Here’s a link to a quick how-to with the steps for enabling the hardware random number generator on the Raspberry Pi:



11 thoughts on “Enabling the Hardware Random Number Generator

  1. I wonder how OLSDR secure mode would be construed under Part 97.113 (messages encoded for the purpose of obscuring their meaning). I suppose for part 15 devices it’s of no concern, but things might get interesting for nodes running 1 or 2W…

    Cryptography and amateur radio has been a pretty hot issue lately.

    Mike K2MTS

    • OLSRD uses encryption to prevent unauthorized access to the network. I think it’s comparable to keeping a repeater’s control codes secret. All other OLSRD communications are sent in the clear; only the identity challenges and responses are encrypted to prove that a mesh node is authorized. Here’s a link to an interesting article that makes this argument:

      Similarly, if using SSH to connect to mesh nodes then you should not encrypt the communications once authenticated, but it makes sense for the authentication step to be conducted securely. I’m not aware of any legal cases around this issue, but it seems to reason that encryption for the purpose of limiting access should be allowed.

  2. Hi Scott,

    A couple more comments!

    Is it possible that you can create a feature request page on the blog?

    I have a couple that I have been thinking about the last few days! I will first give a little explanation! I think that the Pi (or Beaglebone) would probably be most useful as an end node at this point. It is extremely powerful for what we are asking it to do, and more expensive than a WRT54G to get up and running. Where we would probably use them is in the shack, or someplace where we want to offer services. So, that said, features that make it more powerful in that application are the most interesting to me.

    We are in a pretty tough area for Mesh, and it is going to take a lot of ‘hops’ to get us all connected here in the mountains, so an option that would be useful in the short term would be a simple way to create something like a vpn to link remote mesh nodes.
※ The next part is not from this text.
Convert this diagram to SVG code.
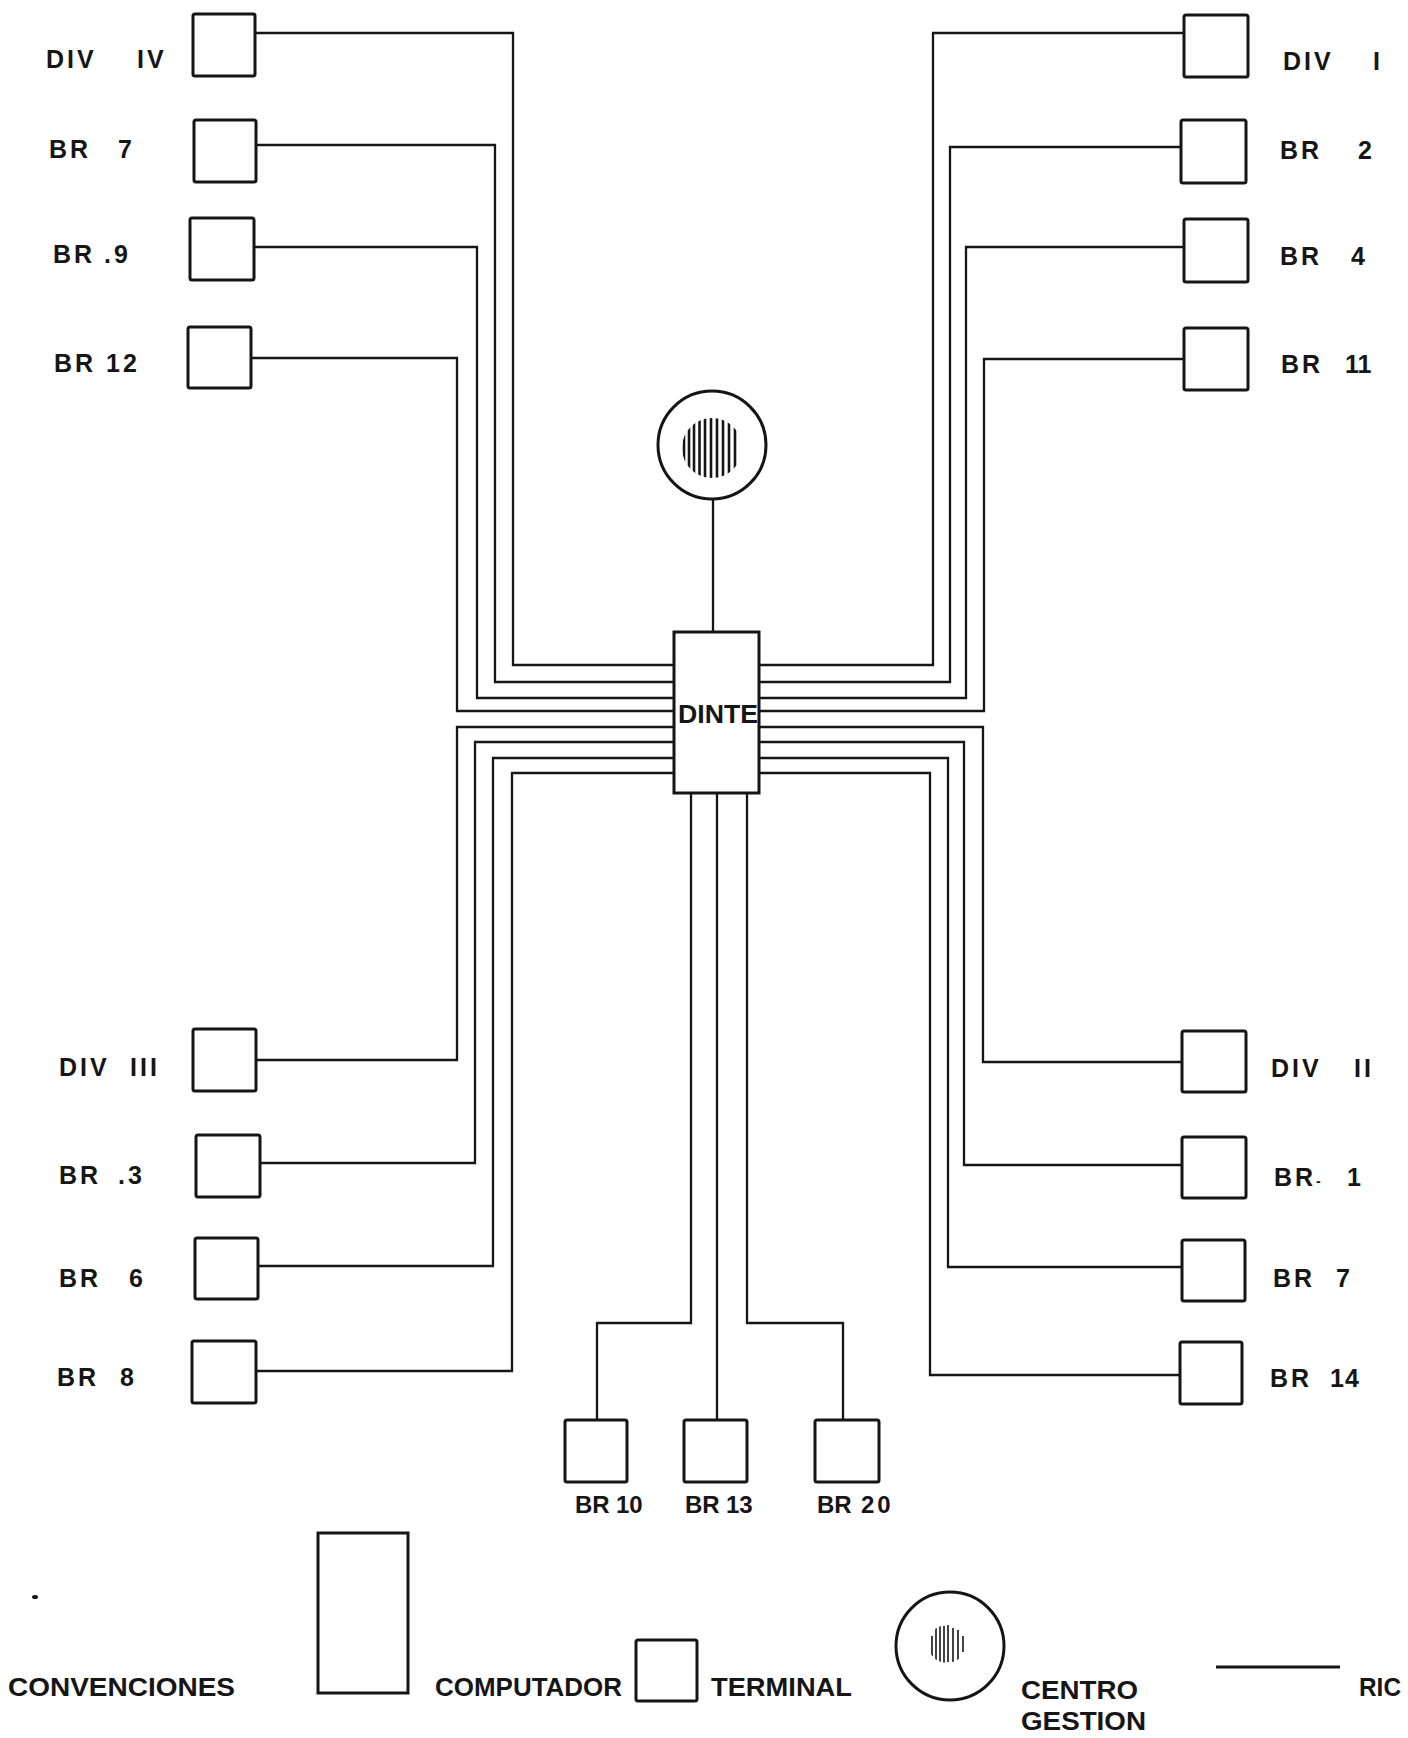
<svg xmlns="http://www.w3.org/2000/svg" width="1408" height="1738" viewBox="0 0 1408 1738">
<style>
.box{fill:none;stroke:#151515;stroke-width:3}
.wire{fill:none;stroke:#151515;stroke-width:2.3;stroke-linejoin:miter}
.lbl{font-family:"Liberation Sans",Arial,sans-serif;font-weight:700;font-size:25px;letter-spacing:3px;fill:#161616}
.lbl2{font-family:"Liberation Sans",Arial,sans-serif;font-weight:700;font-size:24px;fill:#161616}
.leg{font-family:"Liberation Sans",Arial,sans-serif;font-weight:700;font-size:26px;fill:#161616}
.hatch{stroke:#151515;stroke-width:2.6}
.hatch2{stroke:#151515;stroke-width:1.6}
</style>
<defs>
<clipPath id="hc"><circle cx="712" cy="448" r="30"/></clipPath>
<clipPath id="hc2"><circle cx="947" cy="1644" r="19"/></clipPath>
</defs>
<rect x="0" y="0" width="1408" height="1738" fill="#ffffff"/>

<g id="connectors">
<path class="wire" d="M255,33 H513 V665 H674"/>
<path class="wire" d="M256,145 H495 V682 H674"/>
<path class="wire" d="M254,247 H477 V698 H674"/>
<path class="wire" d="M251,358 H457 V711 H674"/>
<path class="wire" d="M1184,33 H933 V665 H759"/>
<path class="wire" d="M1181,147 H950 V682 H759"/>
<path class="wire" d="M1184,247 H966 V698 H759"/>
<path class="wire" d="M1184,359 H984 V711 H759"/>
<path class="wire" d="M674,727 H457 V1060 H256"/>
<path class="wire" d="M674,742 H475 V1163 H260"/>
<path class="wire" d="M674,758 H493 V1266 H258"/>
<path class="wire" d="M674,773 H512 V1371 H256"/>
<path class="wire" d="M759,727 H983 V1062 H1182"/>
<path class="wire" d="M759,742 H964 V1165 H1182"/>
<path class="wire" d="M759,758 H948 V1267 H1182"/>
<path class="wire" d="M759,773 H930 V1375 H1180"/>
<path class="wire" d="M713,499 V632"/>
<path class="wire" d="M691,793 V1323 H597 V1420"/>
<path class="wire" d="M717,793 V1420"/>
<path class="wire" d="M747,793 V1323 H843 V1420"/>
</g>

<g id="centro-gestion">
<circle class="box" cx="712" cy="445" r="54"/>
<g clip-path="url(#hc)">
<line class="hatch" x1="684" y1="410" x2="684" y2="490"/>
<line class="hatch" x1="689" y1="410" x2="689" y2="490"/>
<line class="hatch" x1="694" y1="410" x2="694" y2="490"/>
<line class="hatch" x1="699.5" y1="410" x2="699.5" y2="490"/>
<line class="hatch" x1="705" y1="410" x2="705" y2="490"/>
<line class="hatch" x1="711" y1="410" x2="711" y2="490"/>
<line class="hatch" x1="717" y1="410" x2="717" y2="490"/>
<line class="hatch" x1="723" y1="410" x2="723" y2="490"/>
<line class="hatch" x1="729" y1="410" x2="729" y2="490"/>
<line class="hatch" x1="735" y1="422" x2="735" y2="470"/>
</g>
</g>

<g id="dinte">
<rect class="box" x="674" y="632" width="85" height="161"/>
<text class="lbl" x="678" y="723" style="letter-spacing:0" textLength="80" lengthAdjust="spacingAndGlyphs">DINTE</text>
</g>

<g id="div-iv"><rect class="box" x="193" y="14" width="62" height="62" rx="2"/><text class="lbl" y="68"><tspan x="46">DIV</tspan> <tspan x="137">IV</tspan></text></g>
<g id="br-7-left"><rect class="box" x="194" y="120" width="62" height="62" rx="2"/><text class="lbl" y="158"><tspan x="49">BR</tspan> <tspan x="118">7</tspan></text></g>
<g id="br-9"><rect class="box" x="190" y="218" width="64" height="62" rx="2"/><text class="lbl" y="263"><tspan x="53">BR</tspan> <tspan x="104">.9</tspan></text></g>
<g id="br-12"><rect class="box" x="188" y="327" width="63" height="61" rx="2"/><text class="lbl" y="372"><tspan x="54">BR</tspan> <tspan x="106">12</tspan></text></g>

<g id="div-i"><rect class="box" x="1184" y="15" width="64" height="62" rx="2"/><text class="lbl" y="70"><tspan x="1283">DIV</tspan> <tspan x="1373">I</tspan></text></g>
<g id="br-2"><rect class="box" x="1181" y="120" width="65" height="63" rx="2"/><text class="lbl" y="159"><tspan x="1280">BR</tspan> <tspan x="1358">2</tspan></text></g>
<g id="br-4"><rect class="box" x="1184" y="219" width="64" height="63" rx="2"/><text class="lbl" y="265"><tspan x="1280">BR</tspan> <tspan x="1351">4</tspan></text></g>
<g id="br-11"><rect class="box" x="1184" y="328" width="64" height="62" rx="2"/><text class="lbl" y="373"><tspan x="1281">BR</tspan> <tspan x="1345" style="letter-spacing:0">11</tspan></text></g>

<g id="div-iii"><rect class="box" x="193" y="1029" width="63" height="62" rx="2"/><text class="lbl" y="1076"><tspan x="59">DIV</tspan> <tspan x="130">III</tspan></text></g>
<g id="br-3"><rect class="box" x="196" y="1135" width="64" height="62" rx="2"/><text class="lbl" y="1184"><tspan x="59">BR</tspan> <tspan x="118">.3</tspan></text></g>
<g id="br-6"><rect class="box" x="195" y="1238" width="63" height="61" rx="2"/><text class="lbl" y="1287"><tspan x="59">BR</tspan> <tspan x="129">6</tspan></text></g>
<g id="br-8"><rect class="box" x="192" y="1341" width="64" height="62" rx="2"/><text class="lbl" y="1386"><tspan x="57">BR</tspan> <tspan x="120">8</tspan></text></g>

<g id="div-ii"><rect class="box" x="1182" y="1031" width="64" height="61" rx="2"/><text class="lbl" y="1077"><tspan x="1271">DIV</tspan> <tspan x="1354">II</tspan></text></g>
<g id="br-1"><rect class="box" x="1182" y="1137" width="64" height="61" rx="2"/><text class="lbl" y="1186"><tspan x="1274">BR</tspan><tspan x="1316" style="font-size:14px">-</tspan> <tspan x="1347">1</tspan></text></g>
<g id="br-7-right"><rect class="box" x="1182" y="1240" width="63" height="61" rx="2"/><text class="lbl" y="1287"><tspan x="1273">BR</tspan> <tspan x="1336">7</tspan></text></g>
<g id="br-14"><rect class="box" x="1180" y="1342" width="62" height="62" rx="2"/><text class="lbl" y="1387"><tspan x="1270">BR</tspan> <tspan x="1330" style="letter-spacing:1px">14</tspan></text></g>

<g id="br-10"><rect class="box" x="565" y="1420" width="62" height="62" rx="2"/><text class="lbl2" y="1513"><tspan x="575">BR</tspan> <tspan x="616">10</tspan></text></g>
<g id="br-13"><rect class="box" x="684" y="1420" width="63" height="62" rx="2"/><text class="lbl2" y="1513"><tspan x="685">BR</tspan> <tspan x="726">13</tspan></text></g>
<g id="br-20"><rect class="box" x="815" y="1420" width="64" height="62" rx="2"/><text class="lbl2" y="1513"><tspan x="817">BR</tspan> <tspan x="861" style="letter-spacing:3px">20</tspan></text></g>

<g id="legend">
<ellipse cx="35" cy="1597" rx="3" ry="2" fill="#151515"/>
<text class="leg" x="8" y="1696" textLength="227" lengthAdjust="spacingAndGlyphs">CONVENCIONES</text>
<rect class="box" x="318" y="1533" width="90" height="160"/>
<text class="leg" x="435" y="1696" textLength="187" lengthAdjust="spacingAndGlyphs">COMPUTADOR</text>
<rect class="box" x="636" y="1640" width="61" height="61" rx="2"/>
<text class="leg" x="711" y="1696" textLength="141" lengthAdjust="spacingAndGlyphs">TERMINAL</text>
<circle class="box" cx="950" cy="1646" r="54"/>
<g clip-path="url(#hc2)">
<line class="hatch2" x1="932" y1="1636" x2="932" y2="1656"/>
<line class="hatch2" x1="936" y1="1628" x2="936" y2="1660"/>
<line class="hatch2" x1="940" y1="1622" x2="940" y2="1664"/>
<line class="hatch2" x1="944" y1="1626" x2="944" y2="1666"/>
<line class="hatch2" x1="948" y1="1624" x2="948" y2="1662"/>
<line class="hatch2" x1="953" y1="1628" x2="953" y2="1666"/>
<line class="hatch2" x1="958" y1="1630" x2="958" y2="1660"/>
<line class="hatch2" x1="963" y1="1636" x2="963" y2="1652"/>
</g>
<text class="leg" x="1021" y="1699" textLength="117" lengthAdjust="spacingAndGlyphs">CENTRO</text>
<text class="leg" x="1021" y="1730" textLength="125" lengthAdjust="spacingAndGlyphs">GESTION</text>
<line class="wire" x1="1216" y1="1667" x2="1340" y2="1667" style="stroke-width:2.8"/>
<text class="leg" x="1359" y="1696" textLength="42" lengthAdjust="spacingAndGlyphs">RIC</text>
</g>
</svg>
I know it is not what we want the end state to be, but like I said in the short term it would bring other nodes up that could be cut off for some time. (That might build a node and then forget about the idea because they are currently unable to participate)
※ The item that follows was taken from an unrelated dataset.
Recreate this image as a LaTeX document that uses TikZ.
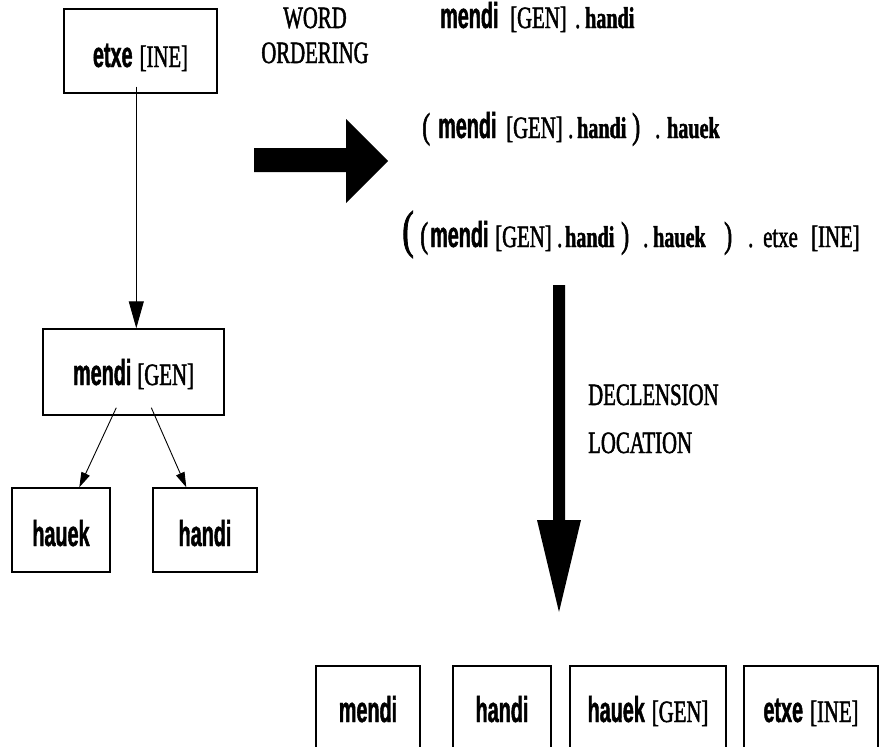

    The other thing that I am interested in is the ability to add a second antenna to the node. The linksys hardware allows me two antenna ports. We need the ability to add another interface I think to make it most useful. I am not sure the easiest way to do this.

    I bought a couple more adapters this last week, and have had one up on my pi for several days now and it seems to be stable. I did have to remove the hotplug line from the interfaces file as was previously suggested. They cost 10.38 ea and have the RT3070 chipset.



    • Drew,

      I saw some mention of ‘private tunneling’ on the hsmm-mesh.org website, but no real documentation or Howtos. So it would seem it can be done, but documentation seems to be on the thin side.

      Mike K2MTS

  3. I did find some instructions somewhere, but they were extremely complicated, and it seems like there might be a better way to do that in the background, rather than expect the average joe to figure it out for himself. It ought to be a configuration option that can be turned on or off.
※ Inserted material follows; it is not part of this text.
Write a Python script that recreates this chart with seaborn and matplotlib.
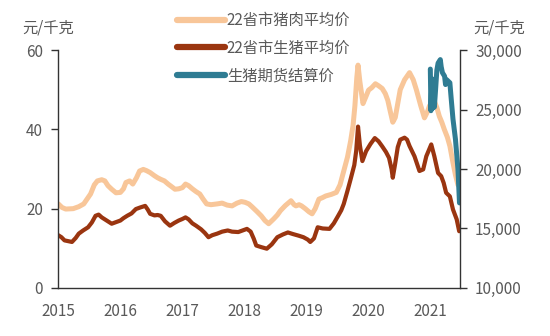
import matplotlib
matplotlib.use("Agg")
import matplotlib.pyplot as plt
import seaborn as sns
import pandas as pd
from matplotlib.ticker import FuncFormatter, FixedLocator

# ---- data (fractional years) ----
pork_t = [2015.00, 2015.06, 2015.12, 2015.24, 2015.33, 2015.41, 2015.52, 2015.58, 2015.63, 2015.70,
          2015.75, 2015.80, 2015.86, 2015.93, 2016.00, 2016.05, 2016.09, 2016.15, 2016.20, 2016.26,
          2016.31, 2016.37, 2016.42, 2016.48, 2016.55, 2016.60, 2016.65, 2016.71, 2016.77, 2016.83,
          2016.88, 2016.94, 2017.00, 2017.05, 2017.10, 2017.16, 2017.22, 2017.28, 2017.33, 2017.39,
          2017.46, 2017.56, 2017.64, 2017.72, 2017.80, 2017.88, 2017.95, 2018.01, 2018.07, 2018.12,
          2018.20, 2018.27, 2018.33, 2018.39, 2018.43, 2018.47, 2018.53, 2018.58, 2018.66, 2018.75,
          2018.80, 2018.83, 2018.88, 2018.92, 2018.98, 2019.04, 2019.09, 2019.14, 2019.20, 2019.26,
          2019.31, 2019.40, 2019.48, 2019.54, 2019.60, 2019.66, 2019.71, 2019.75, 2019.78, 2019.81,
          2019.83, 2019.86, 2019.91, 2019.95, 2020.00, 2020.05, 2020.11, 2020.16, 2020.22, 2020.27,
          2020.31, 2020.35, 2020.39, 2020.43, 2020.47, 2020.51, 2020.58, 2020.66, 2020.72, 2020.77,
          2020.84, 2020.90, 2020.95, 2020.98, 2021.03, 2021.06, 2021.10, 2021.14, 2021.18, 2021.22,
          2021.27, 2021.31, 2021.36, 2021.40, 2021.44]
pork_v = [21.2, 20.3, 19.9, 20.0, 20.5, 21.2, 23.7, 26.0, 27.0, 27.3,
          27.0, 25.8, 24.9, 24.0, 24.1, 25.0, 26.6, 27.0, 26.2, 27.8,
          29.5, 29.9, 29.6, 29.1, 28.3, 27.8, 27.4, 27.0, 26.2, 25.5,
          24.9, 25.0, 25.3, 26.2, 25.8, 25.0, 24.3, 23.7, 22.5, 21.2,
          21.0, 21.2, 21.4, 20.9, 20.7, 21.4, 21.8, 21.6, 21.2, 20.5,
          19.3, 18.2, 17.0, 16.2, 16.8, 17.4, 18.4, 19.5, 20.8, 22.0,
          21.0, 20.7, 21.0, 20.7, 20.0, 19.2, 18.7, 20.0, 22.4, 22.8,
          23.2, 23.6, 24.1, 26.0, 29.5, 33.0, 37.0, 41.0, 46.0, 53.0,
          56.2, 52.0, 46.5, 48.0, 49.9, 50.5, 51.5, 51.0, 50.3, 49.0,
          47.3, 44.5, 41.8, 43.0, 46.5, 50.0, 52.5, 54.3, 52.5, 50.0,
          46.0, 42.9, 44.5, 45.9, 47.0, 47.1, 45.5, 43.3, 41.8, 40.0,
          38.0, 35.8, 31.6, 28.5, 26.0]

hog_t = [2015.00, 2015.05, 2015.10, 2015.16, 2015.22, 2015.28, 2015.33, 2015.40, 2015.48, 2015.54,
         2015.60, 2015.65, 2015.70, 2015.78, 2015.86, 2015.93, 2016.00, 2016.05, 2016.11, 2016.18,
         2016.25, 2016.32, 2016.40, 2016.44, 2016.48, 2016.55, 2016.60, 2016.65, 2016.72, 2016.80,
         2016.87, 2016.94, 2017.00, 2017.05, 2017.10, 2017.16, 2017.22, 2017.30, 2017.36, 2017.42,
         2017.48, 2017.56, 2017.64, 2017.73, 2017.80, 2017.90, 2017.97, 2018.04, 2018.10, 2018.15,
         2018.19, 2018.27, 2018.36, 2018.44, 2018.53, 2018.62, 2018.70, 2018.78, 2018.87, 2018.95,
         2019.02, 2019.06, 2019.12, 2019.18, 2019.26, 2019.37, 2019.44, 2019.51, 2019.56, 2019.60,
         2019.66, 2019.71, 2019.77, 2019.80, 2019.83, 2019.86, 2019.90, 2019.96, 2020.03, 2020.10,
         2020.16, 2020.22, 2020.28, 2020.33, 2020.37, 2020.39, 2020.43, 2020.47, 2020.51, 2020.58,
         2020.62, 2020.66, 2020.74, 2020.82, 2020.88, 2020.93, 2021.01, 2021.06, 2021.12, 2021.17,
         2021.21, 2021.25, 2021.31, 2021.36, 2021.42, 2021.46]
hog_v = [13.3, 12.8, 12.0, 11.8, 11.6, 12.6, 13.7, 14.5, 15.3, 16.5,
         18.2, 18.5, 17.8, 17.0, 16.2, 16.6, 17.0, 17.6, 18.2, 18.8,
         19.9, 20.3, 20.7, 19.8, 18.7, 18.3, 18.4, 18.2, 16.8, 15.7,
         16.4, 17.0, 17.4, 17.8, 17.3, 16.3, 15.7, 14.8, 13.9, 12.8,
         13.3, 13.7, 14.2, 14.5, 14.2, 14.1, 14.5, 14.9, 14.2, 12.4,
         10.7, 10.3, 9.9, 11.0, 12.8, 13.5, 14.0, 13.6, 13.2, 12.8,
         12.2, 11.6, 12.5, 15.3, 15.0, 14.9, 16.3, 18.2, 19.6, 21.2,
         24.5, 27.4, 31.0, 34.5, 40.7, 36.0, 32.0, 34.5, 36.3, 37.8,
         37.0, 35.7, 34.3, 32.8, 30.0, 27.8, 31.5, 35.5, 37.4, 37.9,
         37.4, 35.8, 33.2, 29.5, 29.9, 33.2, 36.2, 33.2, 29.0, 28.2,
         26.5, 24.0, 23.1, 19.8, 17.3, 14.3]

fut_t = [2020.995, 2021.005, 2021.02, 2021.03, 2021.04, 2021.06, 2021.08, 2021.10, 2021.12, 2021.156,
         2021.17, 2021.19, 2021.225, 2021.24, 2021.26, 2021.31, 2021.33, 2021.36, 2021.40, 2021.44,
         2021.465]
fut_v = [28400, 24900, 27600, 25100, 27500, 25200, 26700, 28300, 28900, 29200,
         28600, 28100, 27800, 27100, 27500, 27250, 26000, 24200, 22500, 20000,
         17150]

labels = ["22省市猪肉平均价", "22省市生猪平均价", "生猪期货结算价"]
year_ticks = [2015, 2016, 2017, 2018, 2019, 2020, 2021]
left_ticks = [0, 20, 40, 60]
right_ticks = [10000, 15000, 20000, 25000, 30000]
unit = "元/千克"

c_pork = "#F8C699"
c_hog = "#9A3510"
c_fut = "#2F7C93"
c_text = "#595959"
c_axis = "#333333"

sns.set_theme(style="white")
plt.rcParams["font.family"] = ["Noto Sans CJK SC", "DejaVu Sans"]

fig = plt.figure(figsize=(5.5, 3.36), dpi=100)
ax = fig.add_axes([0.106, 0.143, 0.730, 0.708])
ax2 = ax.twinx()

df_pork = pd.DataFrame({"t": pork_t, "v": pork_v})
df_hog = pd.DataFrame({"t": hog_t, "v": hog_v})
df_fut = pd.DataFrame({"t": fut_t, "v": fut_v})

sns.lineplot(data=df_pork, x="t", y="v", ax=ax, color=c_pork, linewidth=3.6, label=labels[0], legend=False)
sns.lineplot(data=df_hog, x="t", y="v", ax=ax, color=c_hog, linewidth=3.0, label=labels[1], legend=False)
sns.lineplot(data=df_fut, x="t", y="v", ax=ax2, color=c_fut, linewidth=3.6, label=labels[2], legend=False)

ax.set_xlim(2015, 2021.47)
ax.set_ylim(0, 60)
ax2.set_ylim(10000, 30000)
ax.xaxis.set_major_locator(FixedLocator(year_ticks))
ax.set_xticklabels([str(y) for y in year_ticks])
ax.yaxis.set_major_locator(FixedLocator(left_ticks))
ax2.yaxis.set_major_locator(FixedLocator(right_ticks))
ax2.yaxis.set_major_formatter(FuncFormatter(lambda v, p: f"{int(v):,}"))
ax.set_xlabel("")
ax.set_ylabel("")
ax2.set_ylabel("")

for a in (ax, ax2):
    a.spines["top"].set_visible(False)
    for s in ("left", "right", "bottom"):
        a.spines[s].set_color(c_axis)
        a.spines[s].set_linewidth(1.0)
    a.tick_params(colors=c_axis, labelcolor=c_text, labelsize=11, length=5, width=1.0, pad=6, direction="out")
    a.grid(False)
ax.spines["right"].set_visible(False)
ax2.spines["left"].set_visible(False)
ax2.spines["bottom"].set_visible(False)
ax.tick_params(axis="x", pad=6)

fig.text(0.087, 0.918, unit, ha="center", va="center", fontsize=11, color=c_text)
fig.text(0.907, 0.918, unit, ha="center", va="center", fontsize=11, color=c_text)

h1, l1 = ax.get_legend_handles_labels()
h2, l2 = ax2.get_legend_handles_labels()
leg = fig.legend(h1 + h2, l1 + l2, loc="upper left", bbox_to_anchor=(0.314, 0.978),
                 frameon=False, fontsize=11, handlelength=3.1, handletextpad=0.15,
                 labelspacing=0.7, borderpad=0.3, borderaxespad=0)
for t in leg.get_texts():
    t.set_color(c_text)
for line in leg.get_lines():
    line.set_linewidth(4.5)

fig.savefig("out.png", dpi=100)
  4. Pingback: Why secure systems require random numbers
  5. Pingback: Why secure systems require random numbers | alan's Blog!
  6. First off, typo from the future: “UPDATE (9/16/2014)”.

    Second, I don’t blame Bruce Schneier, and those who follow his blog (including myself), being cautious of using hardware RNG chips. After the revelations of Edward Snowden about the NSA, everything is certainly suspect. However, you don’t have to rely solely on hardware RNG tools to feed your entropy pool, but I would not recommend ignoring them either.

    There are many ways to feed your entropy pool, with both software, and hardware. There are the “Entropy Keys” from Simtec (which is currently out of stock) which will deliver about 4 Kpbs of true random data to the pool per key. You can install haveged on your Raspberry Pi, which in turn will feed your entropy pool with about 1 Mpbs true random data. You can also add external sources, such as sound cards or atmospheric noise from radios. All in conjunction with your Broadcom hardware RNG. The more you’re mixing the pool, the better you are.

    Lastly, I call into question whether or not an attack on a tampered hardware RNG is practical. There are too many variables that must be known on the internal state of the system before the encrypted data can be practically broken. Again, I agree with caution, but I’m also practical. Suppose you generate a long-term PGP key for use with Top Secret documents, using the Intel DRNG, which is supposedly tampered with by the NSA. Can the NSA break my encrypted private key? If so, how? Because from where I’m sitting, they need to know my passphrase encrypting the key, when I generated it, where I generated it, and the state of the system during generation.

    We have statistical analysis tools to verify the quality of randomness, such as the Diehard and NIST tests. If you let the tests run long enough, patterns will begin to emerge on tampered RNGs, and it should be noticeable that they are not trustworthy. I’ve run these tests on my Raspberry Pi for days on end, and while errors emerge, and that’s expect (no errors would certainly be suspect), I haven’t found anything that would lead me to believe that I cannot trust the Broadcom HRNG on the Rpi.